Right on the anniversary of that first Gulf War, another Mideast war of choice was launched. Already there are casualties, and sites have been hit not only in Iran, but elsewhere in the Mideast.

Even if the war concludes with an outcome that President Trump proclaims favorable, we won’t know for years—as also with the replacement of a prior leader with the Shah of Iran in 1953—whether this will be in long-term American interests.

The region has a long memory, and you can bet it’ll remember that Trump told The New York Times back in 2016 how his policy for fighting the Islamic States would differ from Barack Obama’s: “I’ve been saying it for years: Take the oil.” It’s impossible to ascribe good motives to a country that’s elected a leader who so unashamedly proclaims self-interest.

I wish Mike Royko were alive to comment on all this. Long ago, when Trump was only a tabloid fixture, the columnist, in a hilarious February 1990 piece, informed readers, with tongue planted firmly in cheek, that Marla Maples was not the aspiring mogul’s mistress but, according to “a very high-ranking source in the Trump Organization,” his personal laundress:

“And that, pure and simple, is the reason Mr. Trump kept her nearby, in a hotel room one floor below his, and brought her to Aspen and took her on his yacht and had her accompany him to parties and other social events.”

But in this “Quote of the Day,” Royko got serious, pointing out what remain American problems: neglect at home while millions are spent on foreign conflicts. 

(Though progress has been made in some neighborhoods in the areas mentioned, too many remain symbols of urban decay. And before long, the pain spread beyond the inner city: from 1980 to 2016, the Great Lakes region lost ground economically, with Michigan, Wisconsin, and western Pennsylvania performing particularly badly, according to Indermit Gil’s 2019 analysis for the Brookings Institution.)
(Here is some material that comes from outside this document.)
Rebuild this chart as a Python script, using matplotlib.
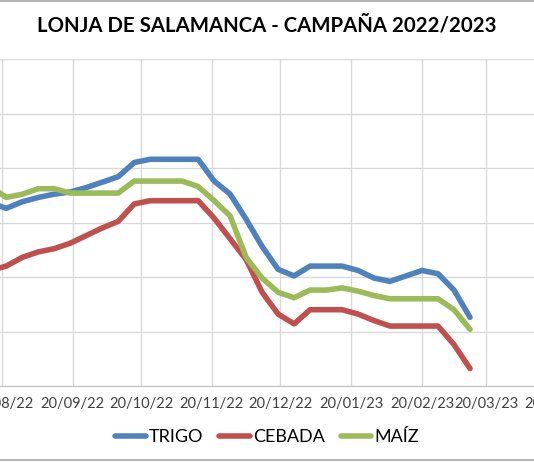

Much like “Make America Great Again,” the notion of “America First” was a chimera, a propaganda slogan conceived to create a scapegoat—aid going to foreign governments or, worse still, foreigners coming to this country—for this nation’s underinvestment in its own material and human resources.

Don’t imagine for a moment that this situation will be redressed in that den of scorpions, the Middle East. Even the quick takeover of Venezuela ended up costing $3 billion for its late August-to-early February military buildup, according to Becca Wasser, a military strategy expert at the Centre for a New American Security, a think-tank.

The Iranian campaign is already longer than that, even beyond the walkover stage, courtesy of an administration equally lacking competence and conscience. We’d better hope that this conflict won’t devolve into the quagmire that the Second Gulf War became under George W. Bush.